Ensuite nous entendîmes la sirène d’une ambulance. Les Gardiens et les Milices se dispersèrent. . L'affaire
était réglée, seule restait la libération du chef d’éducation du Djihad. Je tremblais, je ne pouvais plus rester dans le Djihad. Le Commandant des Gardiens de la Révolution téléphona au commissariat en disant : "si vous ne voulez pas avoir le même destin que votre Juge, libérez tout de suite le responsable du Djihad". Le commissaire répondit "je ne peux pas, hier il a été transféré dans la Capitale. D'ailleurs, nous avons reçu l'ordre d'interroger les autres membres du Djihad pour tentative de mort. Tous les responsables du Djihad et les Gardiens de la
Révolution furent mutés dans une autre ville, sauf moi. Djalal fut libéré et
le Juge qui avait simulé sa propre mort revint. En fait, le commissaire et le
Juge s'étaient mis d'accord pour que le commissaire tire en l'air et que le
Juge se couche par terre.
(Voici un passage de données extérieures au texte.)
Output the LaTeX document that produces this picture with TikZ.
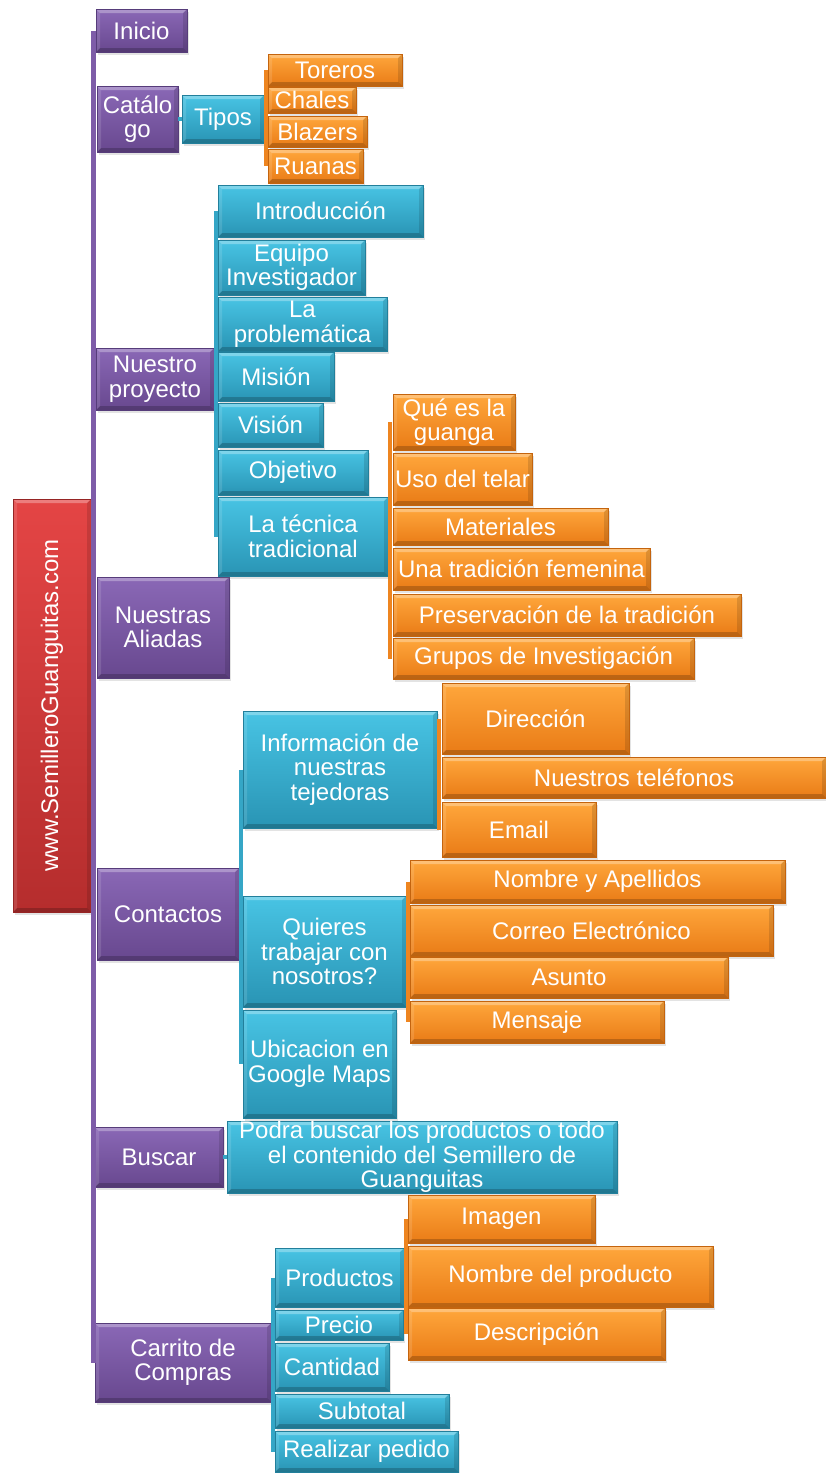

De cette manière ils feraient croire aux
organisateurs, à la mort du Juge. Ensuite, sauver le Juge avec une ambulance
était facile. Quand
j'ai pris le poste de chef du Djihad, j'ai vu sur mon bureau une lettre.
"Si pour le Juge nous avons échoué, pour toi nous choisirons une autre
méthode : «tu es déjà mort».
Nous savons que tu étais communiste et tu as écrit un livre pour les
travailleurs. Nous avons ton livre, on te fera tuer dans la prison par les
bandits. Mon passé me suivait. Si la SAVAK était partie, la SAVAJA
continuait de poursuivre les communistes.